ENGL 307A -- Winter Quarter 2008

CLTR STDIES: LIT/AGE (Auto/biographies of Environmental Justice!) Barlow TTh 12:30-2:20 12884

In this course, we will read recent autobiographical and biographical writing in relation to the call to ““mandate[] awareness within the mainstream environmental movement to issues of race, class, and gender. . .as well as within social justice movements to the foundational importance of ecological integrity to a community’s sense of well-being” from the field of environmental justice studies (Adamson, et. al. 5).

We will chart the extent to which narrative depictions of experience within particular environments answer this call to action. Several key questions will guide us:

*How is environmental literature and experience connected to social justice issues and activism?

*To what extent does environmental literature promote well-being and equity across social differences of race, gender, class, sexuality, and region?

*Which debates are central to environmental literary theory and criticism, and how has the field changed over time?

*How are human-environment relationships depicted in personal writing, and with which effects on contemporary literature, environments, and communities?

Readings from recent theoretical and critical work will aid us in responding to these questions as well as with expanding our initial responses to a range of texts: personal monographs, essays, and poems.
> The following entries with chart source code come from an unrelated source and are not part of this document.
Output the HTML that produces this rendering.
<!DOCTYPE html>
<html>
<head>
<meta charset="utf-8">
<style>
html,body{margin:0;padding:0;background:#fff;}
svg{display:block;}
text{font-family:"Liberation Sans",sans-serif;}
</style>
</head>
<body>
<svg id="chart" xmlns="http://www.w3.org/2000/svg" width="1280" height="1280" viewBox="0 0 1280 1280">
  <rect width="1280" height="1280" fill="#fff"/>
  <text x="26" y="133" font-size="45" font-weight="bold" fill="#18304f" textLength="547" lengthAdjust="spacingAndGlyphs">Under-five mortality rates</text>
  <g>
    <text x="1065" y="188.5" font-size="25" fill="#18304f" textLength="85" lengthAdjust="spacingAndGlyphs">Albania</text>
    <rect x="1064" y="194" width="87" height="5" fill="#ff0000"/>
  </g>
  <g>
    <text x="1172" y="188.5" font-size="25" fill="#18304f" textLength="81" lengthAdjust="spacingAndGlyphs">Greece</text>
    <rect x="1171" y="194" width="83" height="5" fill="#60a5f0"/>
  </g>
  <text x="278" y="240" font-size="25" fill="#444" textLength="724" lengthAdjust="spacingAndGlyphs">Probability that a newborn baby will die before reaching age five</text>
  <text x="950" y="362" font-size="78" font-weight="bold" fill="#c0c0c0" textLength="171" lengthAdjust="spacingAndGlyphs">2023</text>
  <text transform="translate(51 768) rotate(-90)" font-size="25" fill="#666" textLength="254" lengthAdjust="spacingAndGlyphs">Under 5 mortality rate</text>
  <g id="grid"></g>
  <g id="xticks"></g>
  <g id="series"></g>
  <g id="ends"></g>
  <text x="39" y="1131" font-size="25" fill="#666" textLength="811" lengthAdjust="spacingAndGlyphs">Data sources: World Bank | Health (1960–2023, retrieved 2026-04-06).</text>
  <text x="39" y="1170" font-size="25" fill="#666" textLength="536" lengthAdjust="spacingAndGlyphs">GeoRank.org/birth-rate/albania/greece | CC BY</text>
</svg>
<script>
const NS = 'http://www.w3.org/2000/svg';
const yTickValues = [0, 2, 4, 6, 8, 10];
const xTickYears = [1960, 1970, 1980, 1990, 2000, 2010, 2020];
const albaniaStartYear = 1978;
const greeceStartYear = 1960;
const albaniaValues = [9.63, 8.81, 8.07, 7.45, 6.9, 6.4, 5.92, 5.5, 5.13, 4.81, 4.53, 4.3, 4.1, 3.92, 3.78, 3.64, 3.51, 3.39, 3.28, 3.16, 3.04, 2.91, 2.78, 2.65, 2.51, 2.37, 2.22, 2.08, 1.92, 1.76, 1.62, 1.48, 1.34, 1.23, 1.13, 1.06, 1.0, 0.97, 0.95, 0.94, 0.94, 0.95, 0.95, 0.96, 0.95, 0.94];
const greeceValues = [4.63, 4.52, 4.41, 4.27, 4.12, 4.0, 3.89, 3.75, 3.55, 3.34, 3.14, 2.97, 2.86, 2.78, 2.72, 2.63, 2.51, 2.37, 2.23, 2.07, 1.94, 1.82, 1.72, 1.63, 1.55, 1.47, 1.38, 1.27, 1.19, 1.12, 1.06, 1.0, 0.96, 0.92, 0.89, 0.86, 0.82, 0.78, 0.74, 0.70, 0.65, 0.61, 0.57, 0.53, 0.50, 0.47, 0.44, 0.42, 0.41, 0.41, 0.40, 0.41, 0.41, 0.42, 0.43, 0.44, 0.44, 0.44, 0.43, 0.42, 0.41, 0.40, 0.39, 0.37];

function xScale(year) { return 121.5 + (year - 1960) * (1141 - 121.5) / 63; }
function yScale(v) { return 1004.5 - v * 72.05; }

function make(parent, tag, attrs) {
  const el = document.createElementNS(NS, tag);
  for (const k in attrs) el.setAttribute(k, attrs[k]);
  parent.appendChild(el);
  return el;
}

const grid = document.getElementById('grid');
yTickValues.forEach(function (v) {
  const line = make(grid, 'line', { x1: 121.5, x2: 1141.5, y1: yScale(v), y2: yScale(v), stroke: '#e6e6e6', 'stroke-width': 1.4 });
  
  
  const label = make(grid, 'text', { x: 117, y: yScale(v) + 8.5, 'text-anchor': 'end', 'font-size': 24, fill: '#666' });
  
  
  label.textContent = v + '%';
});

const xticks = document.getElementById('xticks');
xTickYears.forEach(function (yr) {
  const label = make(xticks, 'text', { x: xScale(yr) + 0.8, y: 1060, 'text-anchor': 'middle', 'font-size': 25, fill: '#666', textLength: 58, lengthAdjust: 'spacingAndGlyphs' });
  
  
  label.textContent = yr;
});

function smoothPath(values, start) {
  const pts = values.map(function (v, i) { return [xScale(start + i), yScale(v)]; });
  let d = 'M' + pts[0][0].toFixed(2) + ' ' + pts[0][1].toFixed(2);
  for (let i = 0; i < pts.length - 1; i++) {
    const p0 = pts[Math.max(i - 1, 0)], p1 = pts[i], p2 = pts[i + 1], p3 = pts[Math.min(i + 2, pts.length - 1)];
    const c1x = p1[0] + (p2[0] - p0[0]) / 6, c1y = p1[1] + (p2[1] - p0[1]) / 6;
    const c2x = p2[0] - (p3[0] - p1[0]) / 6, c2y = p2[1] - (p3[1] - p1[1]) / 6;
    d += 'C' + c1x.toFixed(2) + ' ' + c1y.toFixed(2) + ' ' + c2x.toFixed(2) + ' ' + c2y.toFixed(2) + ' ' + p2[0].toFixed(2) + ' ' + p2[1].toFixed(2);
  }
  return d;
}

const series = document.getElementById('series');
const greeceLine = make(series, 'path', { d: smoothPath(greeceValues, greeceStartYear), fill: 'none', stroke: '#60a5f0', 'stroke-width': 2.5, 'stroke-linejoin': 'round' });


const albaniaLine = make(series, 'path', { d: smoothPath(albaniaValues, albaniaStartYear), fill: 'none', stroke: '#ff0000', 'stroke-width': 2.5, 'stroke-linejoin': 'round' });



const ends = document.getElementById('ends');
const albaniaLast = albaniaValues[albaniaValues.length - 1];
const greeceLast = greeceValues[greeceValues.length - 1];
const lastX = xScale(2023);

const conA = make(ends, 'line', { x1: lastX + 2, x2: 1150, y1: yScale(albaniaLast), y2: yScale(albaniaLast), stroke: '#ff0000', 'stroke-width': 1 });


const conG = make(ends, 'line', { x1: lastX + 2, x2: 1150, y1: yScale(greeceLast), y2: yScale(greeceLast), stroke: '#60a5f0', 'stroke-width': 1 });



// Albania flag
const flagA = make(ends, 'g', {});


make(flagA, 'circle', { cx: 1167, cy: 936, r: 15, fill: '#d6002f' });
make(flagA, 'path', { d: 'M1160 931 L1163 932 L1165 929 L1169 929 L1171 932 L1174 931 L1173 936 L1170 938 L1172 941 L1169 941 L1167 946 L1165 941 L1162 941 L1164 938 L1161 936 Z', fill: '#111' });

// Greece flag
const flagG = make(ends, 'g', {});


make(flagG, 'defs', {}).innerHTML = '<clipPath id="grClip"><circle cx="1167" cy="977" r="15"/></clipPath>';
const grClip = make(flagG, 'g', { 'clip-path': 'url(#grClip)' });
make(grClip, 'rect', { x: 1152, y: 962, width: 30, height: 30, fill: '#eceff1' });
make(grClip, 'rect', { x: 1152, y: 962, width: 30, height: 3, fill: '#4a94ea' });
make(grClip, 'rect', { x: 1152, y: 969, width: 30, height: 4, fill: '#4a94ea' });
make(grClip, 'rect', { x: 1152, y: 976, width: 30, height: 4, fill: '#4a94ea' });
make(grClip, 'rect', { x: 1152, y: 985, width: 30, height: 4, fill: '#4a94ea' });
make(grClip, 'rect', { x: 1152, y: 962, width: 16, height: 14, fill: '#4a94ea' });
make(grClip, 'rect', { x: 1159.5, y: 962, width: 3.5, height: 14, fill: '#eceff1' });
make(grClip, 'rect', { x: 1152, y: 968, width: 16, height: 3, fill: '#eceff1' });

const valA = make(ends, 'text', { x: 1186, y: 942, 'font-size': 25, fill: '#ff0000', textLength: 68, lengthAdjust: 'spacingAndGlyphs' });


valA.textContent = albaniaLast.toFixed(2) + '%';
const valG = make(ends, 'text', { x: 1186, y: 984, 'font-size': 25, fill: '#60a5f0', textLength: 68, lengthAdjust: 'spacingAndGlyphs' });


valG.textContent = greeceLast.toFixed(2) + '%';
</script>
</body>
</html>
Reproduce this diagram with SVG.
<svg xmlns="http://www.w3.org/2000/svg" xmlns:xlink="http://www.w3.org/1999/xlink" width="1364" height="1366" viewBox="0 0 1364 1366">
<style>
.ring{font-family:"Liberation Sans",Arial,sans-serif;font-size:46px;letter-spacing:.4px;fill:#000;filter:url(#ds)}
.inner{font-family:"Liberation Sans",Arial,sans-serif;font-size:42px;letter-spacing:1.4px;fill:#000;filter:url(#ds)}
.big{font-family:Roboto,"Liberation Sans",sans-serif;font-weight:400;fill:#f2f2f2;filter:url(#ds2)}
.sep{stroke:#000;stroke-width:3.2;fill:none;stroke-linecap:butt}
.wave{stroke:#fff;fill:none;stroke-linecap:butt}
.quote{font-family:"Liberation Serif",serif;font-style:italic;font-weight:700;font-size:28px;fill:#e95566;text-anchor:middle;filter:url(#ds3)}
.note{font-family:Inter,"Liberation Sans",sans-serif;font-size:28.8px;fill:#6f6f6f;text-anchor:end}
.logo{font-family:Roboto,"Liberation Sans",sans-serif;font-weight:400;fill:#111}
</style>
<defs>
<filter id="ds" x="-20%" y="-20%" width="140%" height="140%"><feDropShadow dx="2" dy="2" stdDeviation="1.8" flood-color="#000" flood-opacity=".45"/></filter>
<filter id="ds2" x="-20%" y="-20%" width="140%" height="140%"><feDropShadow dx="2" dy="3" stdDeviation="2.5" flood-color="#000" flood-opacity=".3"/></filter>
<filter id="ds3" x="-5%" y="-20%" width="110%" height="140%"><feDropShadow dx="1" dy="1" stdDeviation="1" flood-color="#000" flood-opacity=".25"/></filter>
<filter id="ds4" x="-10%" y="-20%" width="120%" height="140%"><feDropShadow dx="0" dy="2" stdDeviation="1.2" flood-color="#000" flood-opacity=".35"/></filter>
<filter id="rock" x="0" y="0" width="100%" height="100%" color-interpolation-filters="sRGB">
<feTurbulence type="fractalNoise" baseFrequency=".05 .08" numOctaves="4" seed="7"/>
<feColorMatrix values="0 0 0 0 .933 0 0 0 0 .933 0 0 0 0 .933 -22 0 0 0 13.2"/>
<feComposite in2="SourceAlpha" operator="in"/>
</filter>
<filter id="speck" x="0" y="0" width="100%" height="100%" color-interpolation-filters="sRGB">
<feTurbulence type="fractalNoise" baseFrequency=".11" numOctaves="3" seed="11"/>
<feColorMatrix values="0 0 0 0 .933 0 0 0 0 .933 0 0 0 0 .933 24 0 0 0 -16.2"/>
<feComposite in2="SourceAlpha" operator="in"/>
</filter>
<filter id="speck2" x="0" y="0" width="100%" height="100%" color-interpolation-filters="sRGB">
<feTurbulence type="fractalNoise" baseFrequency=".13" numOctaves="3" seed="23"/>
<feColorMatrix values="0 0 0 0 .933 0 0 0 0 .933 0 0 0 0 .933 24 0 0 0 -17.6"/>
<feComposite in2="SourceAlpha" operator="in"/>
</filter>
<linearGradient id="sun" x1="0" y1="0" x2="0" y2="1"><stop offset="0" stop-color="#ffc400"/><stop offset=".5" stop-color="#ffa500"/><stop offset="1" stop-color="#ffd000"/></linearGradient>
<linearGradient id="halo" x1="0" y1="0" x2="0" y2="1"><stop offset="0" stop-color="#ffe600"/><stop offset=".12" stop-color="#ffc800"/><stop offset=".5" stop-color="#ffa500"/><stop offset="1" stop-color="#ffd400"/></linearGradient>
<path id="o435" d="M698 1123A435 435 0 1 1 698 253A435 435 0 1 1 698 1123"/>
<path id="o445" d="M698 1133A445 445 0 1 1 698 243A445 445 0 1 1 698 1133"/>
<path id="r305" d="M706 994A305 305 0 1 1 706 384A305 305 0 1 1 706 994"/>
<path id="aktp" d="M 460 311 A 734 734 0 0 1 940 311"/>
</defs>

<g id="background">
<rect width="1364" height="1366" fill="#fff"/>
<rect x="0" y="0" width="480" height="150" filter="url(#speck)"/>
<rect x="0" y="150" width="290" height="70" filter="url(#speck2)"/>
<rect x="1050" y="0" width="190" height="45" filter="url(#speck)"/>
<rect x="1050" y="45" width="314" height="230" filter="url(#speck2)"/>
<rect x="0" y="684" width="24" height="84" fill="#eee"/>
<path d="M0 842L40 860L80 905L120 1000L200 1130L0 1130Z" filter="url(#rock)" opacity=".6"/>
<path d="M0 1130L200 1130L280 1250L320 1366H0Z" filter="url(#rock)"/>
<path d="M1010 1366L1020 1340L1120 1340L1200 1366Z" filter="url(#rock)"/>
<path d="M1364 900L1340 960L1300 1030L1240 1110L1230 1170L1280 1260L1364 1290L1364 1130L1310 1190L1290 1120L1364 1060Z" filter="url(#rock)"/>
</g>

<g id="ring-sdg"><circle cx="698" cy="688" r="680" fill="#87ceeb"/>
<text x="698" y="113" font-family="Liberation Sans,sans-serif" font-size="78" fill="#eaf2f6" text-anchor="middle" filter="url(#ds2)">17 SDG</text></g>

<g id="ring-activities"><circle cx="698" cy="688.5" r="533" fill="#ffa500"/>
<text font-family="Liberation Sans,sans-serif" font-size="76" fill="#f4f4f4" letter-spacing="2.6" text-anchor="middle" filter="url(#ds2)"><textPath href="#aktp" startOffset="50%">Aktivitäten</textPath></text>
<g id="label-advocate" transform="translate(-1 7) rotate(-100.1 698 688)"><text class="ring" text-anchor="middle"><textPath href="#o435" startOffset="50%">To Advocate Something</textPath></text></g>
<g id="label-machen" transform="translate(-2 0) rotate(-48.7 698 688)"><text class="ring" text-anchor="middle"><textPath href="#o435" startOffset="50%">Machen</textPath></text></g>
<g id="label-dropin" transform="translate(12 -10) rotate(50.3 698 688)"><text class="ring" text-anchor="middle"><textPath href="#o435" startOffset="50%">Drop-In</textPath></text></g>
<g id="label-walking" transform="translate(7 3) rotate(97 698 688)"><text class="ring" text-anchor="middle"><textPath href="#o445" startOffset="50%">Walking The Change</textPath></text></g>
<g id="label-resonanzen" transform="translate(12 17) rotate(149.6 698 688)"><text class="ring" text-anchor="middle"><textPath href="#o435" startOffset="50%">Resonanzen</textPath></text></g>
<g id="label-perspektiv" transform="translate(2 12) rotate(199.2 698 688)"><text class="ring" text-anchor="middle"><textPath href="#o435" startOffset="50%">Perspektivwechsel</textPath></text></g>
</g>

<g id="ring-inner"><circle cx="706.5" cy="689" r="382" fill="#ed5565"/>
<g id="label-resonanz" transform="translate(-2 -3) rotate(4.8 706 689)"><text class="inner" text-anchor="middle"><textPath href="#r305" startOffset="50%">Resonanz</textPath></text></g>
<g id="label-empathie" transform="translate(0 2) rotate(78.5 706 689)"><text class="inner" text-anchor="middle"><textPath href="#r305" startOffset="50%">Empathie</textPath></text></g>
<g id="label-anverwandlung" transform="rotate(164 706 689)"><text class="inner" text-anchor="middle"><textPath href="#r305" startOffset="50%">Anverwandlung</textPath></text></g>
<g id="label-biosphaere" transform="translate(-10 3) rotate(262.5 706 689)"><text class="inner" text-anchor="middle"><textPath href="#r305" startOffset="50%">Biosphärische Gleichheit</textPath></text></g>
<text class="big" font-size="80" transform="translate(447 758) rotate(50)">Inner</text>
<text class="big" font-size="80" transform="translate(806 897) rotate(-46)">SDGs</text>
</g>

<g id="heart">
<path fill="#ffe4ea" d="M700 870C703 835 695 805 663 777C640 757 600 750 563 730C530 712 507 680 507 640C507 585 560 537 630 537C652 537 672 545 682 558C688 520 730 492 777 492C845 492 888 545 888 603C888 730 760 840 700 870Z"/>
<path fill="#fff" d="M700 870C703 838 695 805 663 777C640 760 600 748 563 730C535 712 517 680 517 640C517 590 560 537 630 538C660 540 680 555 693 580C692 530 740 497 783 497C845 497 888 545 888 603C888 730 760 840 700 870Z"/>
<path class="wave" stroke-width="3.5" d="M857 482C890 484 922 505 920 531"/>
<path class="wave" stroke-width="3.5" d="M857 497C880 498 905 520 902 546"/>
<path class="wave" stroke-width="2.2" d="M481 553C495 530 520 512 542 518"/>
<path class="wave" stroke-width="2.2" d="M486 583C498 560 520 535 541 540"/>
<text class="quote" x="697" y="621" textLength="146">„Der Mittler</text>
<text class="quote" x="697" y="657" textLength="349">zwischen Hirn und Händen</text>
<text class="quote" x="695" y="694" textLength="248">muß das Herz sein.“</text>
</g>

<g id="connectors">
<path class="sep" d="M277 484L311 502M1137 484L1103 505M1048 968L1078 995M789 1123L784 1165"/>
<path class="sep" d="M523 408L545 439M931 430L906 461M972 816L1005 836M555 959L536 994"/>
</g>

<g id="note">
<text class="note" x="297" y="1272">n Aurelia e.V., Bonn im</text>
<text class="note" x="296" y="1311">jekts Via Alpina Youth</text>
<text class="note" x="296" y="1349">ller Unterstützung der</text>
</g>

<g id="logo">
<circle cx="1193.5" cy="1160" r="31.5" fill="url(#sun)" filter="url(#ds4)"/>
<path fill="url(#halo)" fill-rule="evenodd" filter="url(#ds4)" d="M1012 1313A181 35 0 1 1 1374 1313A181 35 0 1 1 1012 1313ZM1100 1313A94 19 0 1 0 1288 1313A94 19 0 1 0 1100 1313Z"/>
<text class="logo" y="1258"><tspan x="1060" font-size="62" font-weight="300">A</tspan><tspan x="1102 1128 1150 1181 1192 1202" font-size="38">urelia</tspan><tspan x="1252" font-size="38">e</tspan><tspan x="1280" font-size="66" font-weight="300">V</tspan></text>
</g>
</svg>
While this course is not a survey of environmental justice studies, the scope of our work will be broad, including the following topics: pollution and industrial development, the wilderness movement, prison writing and activism, indigenous land rights, and post-industrial agriculture. This course will ask you to think about environments and environmentalism in potentially new ways as well as to engage in active discussion and debate during each class meeting.